2.- En la Cruz, Jesús se identifica con los que sufren. Por lo tanto, se trata de un signo que nos invita a servir a los crucificados de este mundo, descubriendo así el mismo sentido de nuestra existencia. Frente a la tentación del egoísmo y del narcisismo en el que estamos inmersos, la Cruz nos llama a liberarnos de la preocupación obsesiva por nuestro propio “yo”, saliendo al encuentro de los que sufren. El signo de la Cruz es una llamada a la vivencia del mandamiento del amor al prójimo.
3.- En la Cruz, Cristo perdonó a sus enemigos; y de esta forma pasó a ser el signo de la compasión y de la misericordia… Pocas experiencias pueden ser más autodestructivas para nosotros que nuestro propio odio. Lo peor que nos puede ocurrir, no es tanto el que seamos víctimas del mal, cuanto que ese mal padecido pueda llegar a hacernos “malos”. Por ello, ante la Cruz estamos invitados a perdonar y a reconciliarnos con nuestros enemigos. Solamente así podrá edificarse la paz tan anhelada…
4.- La Cruz de Cristo fue la antesala de su Resurrección; y, por lo tanto, se convierte también en el signo de la esperanza. En nuestra vida no hay “gloria” sin “cruz”, pero al mismo tiempo, tenemos también la plena confianza en que no hay “cruz” sin “gloria”. Por ello, San Pablo puede llegar a decir: “Sabemos que en todas las cosas interviene Dios para bien de los que le aman” (Rm 8, 28).

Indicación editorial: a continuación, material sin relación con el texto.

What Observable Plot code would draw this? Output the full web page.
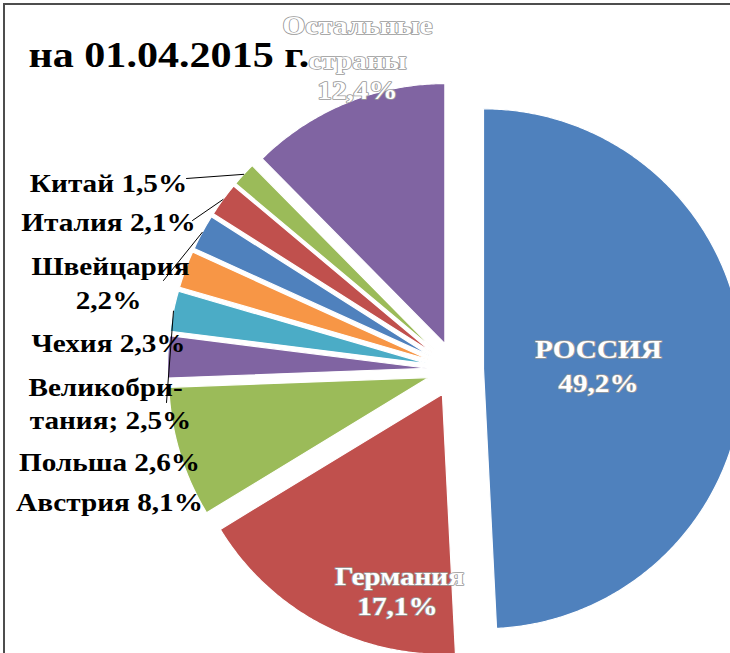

En consecuencia, estamos llamados a afrontar las cruces de la vida con la determinación propia que se deriva de la esperanza en la resurrección. Así lo dice una saetilla carmelitana: "Lleva la cruz abrazada y apenas la sentirás; porque la cruz arrastrada es la cruz que pesa más".
He aquí el mensaje de la Iglesia, tan actual y existencial como el propio deseo de felicidad que anida en nosotros. Se trata de un signo que no se impone, sino que se propone; de forma que podamos pronunciar nuestro “sí” personal a la Cruz de Cristo: Te invitamos a acoger el amor de Cristo y a descubrir la alegría de ser amado. Te invitamos a llevar ante la Cruz tus sufrimientos, y a que recibas la paz. Te invitamos a desenmascarar tus pecados, y a recibir así una nueva libertad. Te invitamos a que dejes al pie de la Cruz tus rencores y a que te entregues a servir a los que sufren. Te invitamos a que le confíes al Crucificado tus fracasos, para recibir de Él la esperanza. Te invitamos a presentar ante Cristo muerto y resucitado los seres queridos que has perdido. En definitiva, ¡te invitamos a experimentar la fuerza de la Cruz!
Al mismo tiempo que llega la Cruz de los jóvenes a nuestra Diócesis de San Sebastián, presentamos en este domingo el Plan Pastoral para este curso 2010-2011. Pedimos al Señor que bendiga el esfuerzo de cuantos colaboran activamente con la labor pastoral de la Iglesia: seglares, religiosos y sacerdotes. ¡Que la Cruz de Cristo haga fecundos nuestros proyectos pastorales y derrame muchas gracias sobre nuestra Diócesis!